Born into the tenuous recovery period after the official fall of the Khmer Rouge, Vandy Rattana began photographing as a form of continuity, concerned with the lack of physical documentation of more personal stories, traits and monuments unique to his history and culture. His early serial works straddled the line between strict photojournalism and conceptual practice, and all displayed a preoccupation with the everyday as experienced by the average Cambodian.

With subjects ranging from casual domestic situations involving Vandy’s family to labor conditions on today’s rubber plantations and the building of the capital’s first skyscraper, Vandy’s early series chronicled the contemporary moment while creating a more comprehensive archive for future generations.

Vandy’s most acclaimed work, Bomb Ponds, was made following a transformative encounter with the craters left over from the United States’ bombing of Cambodia during the Vietnam War.
Dissatisfied with the level of documentation on the bombing and its repercussions, the artist turned toward intensive study and scrutiny of the historiography of his country. He traveled to the ten most severely bombed provinces, engaging villagers in locating and testifying to the existence of the craters, and how they are lived with today.

MONOLOGUE offers another portrait of the land, another physical and physiological scar, another silenced aftermath that is given voice.
The only sound in the film —the artist’s monologue— is directed at the sister he never met, who rests somewhere beneath a small, measured plot of land, alongside his grandmother, and five thousand others who were discarded during the Khmer Rouge regime in 1978. Unlike at the tourist site known as the Killing Fields, one does not pay to enter this grave.
There is no signage, no skulls on view, no annual reenactment of killing for spectators. Vandy’s sister’s grave resembles thousands of others around the country as they are today: unmarked, fertile, agricultural land. The film approaches the site by overlapping these past and present histories.

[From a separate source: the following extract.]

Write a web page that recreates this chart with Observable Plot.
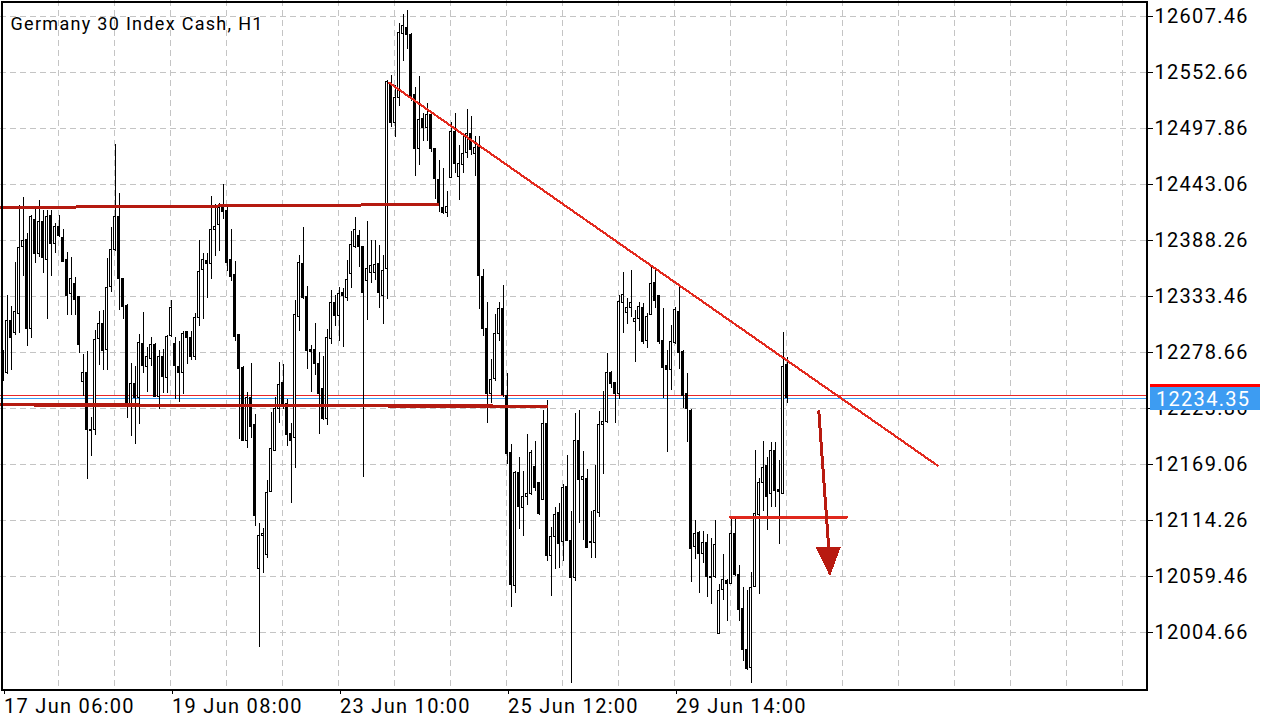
<!DOCTYPE html>
<html><head><meta charset="utf-8">
<script src="https://cdn.jsdelivr.net/npm/d3@7"></script>
<script src="https://cdn.jsdelivr.net/npm/@observablehq/plot@0.6"></script>
<style>
html,body{margin:0;padding:0;background:#fff;overflow:hidden;}
#chart svg{display:block;}
</style></head><body><div id="chart"></div>
<script>
const chartTitle = "Germany 30 Index Cash, H1";

const open = [12271,12259,12310,12298,12317,12382,12389,12302,12409,12376,12407,12370,12413,12385,12402,12391,12370,12336,12346,12333,
12250,12259,12203,12203,12292,12307,12282,12343,12379,12412,12351,12325,12229,12248,12235,12287,12265,12273,12286,12236,
12275,12254,12295,12287,12265,12259,12299,12293,12275,12313,12360,12369,12366,12399,12404,12421,12418,12370,12355,12296,
12264,12193,12235,12208,12067,12100,12081,12143,12183,12224,12249,12229,12199,12195,12314,12366,12333,12282,12282,12268,
12243,12214,12292,12328,12315,12337,12332,12356,12382,12393,12382,12349,12357,12357,12366,12334,12361,12541,12504,12528,
12591,12597,12590,12531,12478,12508,12499,12512,12478,12448,12421,12416,12450,12495,12451,12463,12474,12493,12473,12482,
12353,12302,12239,12253,12297,12322,12237,12181,12051,12161,12127,12138,12141,12167,12151,12135,12209,12080,12099,12122,
12094,12148,12095,12058,12193,12154,12155,12094,12093,12122,12208,12211,12259,12249,12239,12328,12318,12323,12309,12312,
12323,12290,12316,12347,12334,12290,12266,12262,12288,12319,12280,12239,12222,12089,12103,12082,12093,12059,12059,12004,
12047,12056,12053,12102,12061,12028,11988,11970,12050,12120,12151,12168,12141,12183,12145,12141,12267];

const high = [12281,12335,12324,12367,12423,12431,12396,12413,12420,12428,12418,12418,12418,12405,12413,12400,12377,12372,12353,12334,
12277,12280,12216,12301,12319,12320,12371,12401,12483,12435,12352,12326,12268,12265,12297,12318,12284,12294,12288,12281,
12282,12296,12330,12294,12290,12300,12300,12300,12317,12389,12376,12376,12432,12424,12425,12444,12421,12400,12368,12297,
12265,12240,12268,12218,12112,12107,12154,12220,12235,12269,12267,12233,12210,12330,12374,12401,12344,12286,12308,12279,
12275,12302,12340,12335,12343,12342,12369,12398,12411,12399,12383,12407,12389,12389,12384,12374,12545,12550,12540,12601,
12610,12614,12591,12538,12549,12513,12523,12513,12479,12467,12459,12437,12504,12513,12482,12493,12517,12510,12491,12491,
12360,12328,12272,12316,12328,12345,12259,12189,12163,12176,12163,12199,12183,12192,12152,12222,12232,12108,12127,12131,
12150,12178,12124,12219,12222,12182,12165,12124,12169,12221,12241,12278,12261,12250,12335,12357,12332,12359,12320,12328,
12327,12317,12364,12359,12335,12322,12281,12306,12323,12344,12281,12259,12223,12115,12104,12104,12101,12097,12115,12052,
12081,12057,12117,12117,12071,12049,12046,12064,12183,12156,12192,12176,12191,12191,12173,12299,12274];

const low = [12251,12258,12262,12296,12298,12354,12285,12293,12366,12372,12356,12311,12354,12376,12392,12367,12315,12315,12315,12278,
12236,12155,12177,12198,12266,12262,12262,12338,12378,12320,12311,12215,12197,12189,12209,12259,12240,12265,12235,12223,
12239,12239,12294,12233,12230,12238,12267,12271,12271,12305,12311,12332,12351,12373,12378,12409,12358,12349,12290,12194,
12192,12185,12195,12109,11990,12063,12078,12142,12182,12210,12223,12187,12131,12166,12300,12331,12263,12240,12257,12199,
12213,12208,12287,12305,12290,12284,12329,12342,12381,12362,12157,12310,12347,12350,12322,12307,12331,12499,12490,12520,
12564,12576,12525,12451,12462,12486,12486,12475,12429,12416,12414,12411,12449,12454,12428,12454,12469,12472,12451,12321,
12295,12210,12229,12251,12290,12235,12170,12030,12043,12106,12099,12129,12139,12143,12120,12134,12075,12040,12067,12068,
12075,12094,11955,12055,12112,12095,12087,12078,12078,12118,12160,12210,12244,12210,12233,12298,12307,12313,12269,12300,
12287,12283,12315,12322,12287,12234,12181,12242,12287,12263,12224,12191,12054,12077,12043,12073,12039,12033,12058,12003,
12036,12016,12052,12060,12016,11977,11968,11955,12049,12042,12124,12105,12127,12127,12091,12140,12229];

const close = [12254,12310,12293,12319,12381,12388,12302,12412,12376,12407,12372,12412,12385,12402,12393,12368,12334,12351,12331,12286,
12259,12203,12202,12291,12307,12281,12342,12379,12412,12351,12324,12229,12248,12235,12288,12266,12275,12286,12236,12275,
12255,12294,12323,12266,12259,12297,12293,12275,12313,12358,12370,12366,12399,12402,12421,12417,12367,12353,12294,12263,
12193,12235,12206,12119,12100,12102,12142,12185,12224,12247,12229,12198,12193,12316,12367,12332,12281,12280,12268,12239,
12214,12293,12328,12315,12336,12334,12350,12384,12399,12382,12337,12361,12364,12365,12337,12359,12544,12504,12528,12592,
12599,12590,12530,12478,12507,12499,12512,12478,12449,12423,12416,12422,12495,12464,12464,12473,12493,12477,12479,12354,
12302,12239,12252,12297,12322,12238,12180,12052,12161,12128,12138,12141,12181,12147,12121,12209,12080,12099,12120,12092,
12147,12095,12058,12193,12154,12157,12088,12093,12124,12208,12211,12259,12248,12239,12329,12335,12323,12328,12312,12324,
12289,12314,12346,12330,12289,12264,12262,12289,12321,12279,12237,12224,12087,12102,12082,12093,12059,12058,12091,12046,
12057,12053,12102,12061,12027,11988,11969,12049,12121,12151,12166,12138,12183,12144,12143,12265,12234.35];

const priceTicks = [12607.46,12552.66,12497.86,12443.06,12388.26,12333.46,12278.66,12223.86,12169.06,12114.26,12059.46,12004.66];
const timeTickBars = [0, 42, 84, 126, 168];
const timeTickLabels = ["17 Jun 06:00", "19 Jun 08:00", "23 Jun 10:00", "25 Jun 12:00", "29 Jun 14:00"];
const bidPrice = 12234.35;
const askPrice = 12236.75;

// drawn objects (bar index, price)
const upperLevelBars = [-0.625, 108.6];
const upperLevelPrices = [12421, 12424];
const lowerLevelBars = [-0.625, 135.9];
const lowerLevelPrices = [12228, 12226.5];
const trendBars = [96.6, 233.6];
const trendPrices = [12542.9, 12168.6];
const supportBars = [181.9, 210.9];
const supportPrices = [12118, 12118];
const arrowShaftBars = [203.95, 206.4];
const arrowShaftPrices = [12221.4, 12090];
const arrowHeadBars = [206.7, 203.3, 209.3, 206.7];
const arrowHeadPrices = [12061.4, 12088.6, 12088.6, 12061.4];

const bars = open.map((o, i) => ({i, open: o, high: high[i], low: low[i], close: close[i], up: close[i] >= o}));
const pts = (xs, ys) => xs.map((x, j) => ({x, y: ys[j]}));

const yTop = 12623.606, yBottom = 11948.39;
const gridBars = d3.range(13.75, 286, 14);

const plot = Plot.plot({
  width: 1280, height: 720,
  marginLeft: 0, marginRight: 133, marginTop: 0, marginBottom: 30,
  x: {type: "linear", domain: [-0.625, 286.125], axis: null},
  y: {type: "linear", domain: [yBottom, yTop], axis: null},
  style: "font-family: Roboto, sans-serif; font-size: 20px; letter-spacing: 1.3px; shape-rendering: crispEdges; background: #fff; color: #000;",
  marks: [
    Plot.gridY(priceTicks, {stroke: "#c4c4c4", strokeOpacity: 1, strokeDasharray: "6,4"}),
    Plot.gridX(gridBars, {stroke: "#c4c4c4", strokeOpacity: 1, strokeDasharray: "6,4"}),
    Plot.ruleY([askPrice], {stroke: "#e8262a", strokeWidth: 1}),
    Plot.ruleY([bidPrice], {stroke: "#3c9cf2", strokeWidth: 1}),
    Plot.ruleX(bars, {x: "i", y1: "low", y2: "high", stroke: "#000", strokeWidth: 1}),
    Plot.rect(bars, {x1: d => d.i - 0.25, x2: d => d.i + 0.25, y1: "open", y2: "close",
      fill: d => d.up ? "#fff" : "#000", stroke: "#000", strokeWidth: 1}),
    Plot.line(pts(upperLevelBars, upperLevelPrices), {x: "x", y: "y", stroke: "#b51a10", strokeWidth: 3}),
    Plot.line(pts(lowerLevelBars, lowerLevelPrices), {x: "x", y: "y", stroke: "#b51a10", strokeWidth: 3.3}),
    Plot.line(pts(trendBars, trendPrices), {x: "x", y: "y", stroke: "#e32a1e", strokeWidth: 2.2}),
    Plot.line(pts(supportBars, supportPrices), {x: "x", y: "y", stroke: "#e0281c", strokeWidth: 2.8}),
    Plot.line(pts(arrowShaftBars, arrowShaftPrices), {x: "x", y: "y", stroke: "#b81a10", strokeWidth: 3}),
    Plot.line(pts(arrowHeadBars, arrowHeadPrices), {x: "x", y: "y", stroke: "#b81a10", fill: "#b81a10", strokeWidth: 1}),
    Plot.frame({stroke: "#000", strokeWidth: 2, inset: 1}),
    Plot.axisY(priceTicks, {anchor: "right", tickSize: 5, tickPadding: 2, tickFormat: d => d.toFixed(2), fontSize: 20}),
    Plot.axisX(timeTickBars, {anchor: "bottom", tickSize: 4, tickPadding: 4, textAnchor: "start", dx: 1,
      tickFormat: d => timeTickLabels[timeTickBars.indexOf(d)], fontSize: 20}),
    Plot.text([chartTitle], {frameAnchor: "top-left", text: d => d, dx: 10, dy: 17, lineAnchor: "top", textAnchor: "start", fontSize: 18, fill: "#000"})
  ]
});

document.getElementById("chart").appendChild(plot);

// current price label on the price axis
const svg = d3.select(plot);
const yb = plot.scale("y").apply(bidPrice);
const g = svg.append("g");
g.append("rect").attr("x", 1150).attr("y", yb - 13.8).attr("width", 110).attr("height", 3.2).attr("fill", "#ff0000");
g.append("rect").attr("x", 1150).attr("y", yb - 10.6).attr("width", 110).attr("height", 23).attr("fill", "#3d9cf2");
g.append("text").attr("x", 1156).attr("y", yb + 8.5).attr("text-anchor", "start").attr("fill", "#fff").attr("font-size", 20)
  .style("letter-spacing", "1.3px").text(bidPrice.toFixed(2));
</script>
</body></html>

Vandy’s monologue addresses the sister and her absences —a relationship between them that never was, the unknown location of her bones beneath the ground, her unidentified soul, her unknown characteristics based on the one photograph that remains of her, which we never see. His tone oscillates between calm and hysteria. Before surveying the parched, dry season ricepaddy grave, Vandy establishes two noble mango trees as witnesses.
We learn how, saplings in 1978, these trees were fertilized by the thousands of dead, growing large to form a rich habitat for birds and a rare shade for farmers.
We learn of the taste of their fruits and perfect paring with fish, the smell of their flowers.
Just as these details begin to confusingly assuage a palpable trauma, a trio of farmers imitates a rice planting and harvest as the monologue meditates on the farmers’ daily life, and on the absurdity and inevitability of violence and obscurantism.

MONOLOGUE turns silent as the artist enters the image to gather souvenirs from the earth and trees, which we learn were offered to his parents to vague reception.

The artist’s dramatic voice and the dream-like sequences in MONOLOGUE counter that of the journalist, that of the official Khmer Rouge trial testimonies.

When violence can no longer be seen, Vandy complicates our perception of its aftermath with intimacy. What is reconciliation? Is continuity memorial enough?

MONOLOGUE destabilizes time, the distance of history, bipolar ideas of justice, the possibility of logic, and of peace.
It becomes difficult to continue gazing at this history as if it belongs to others.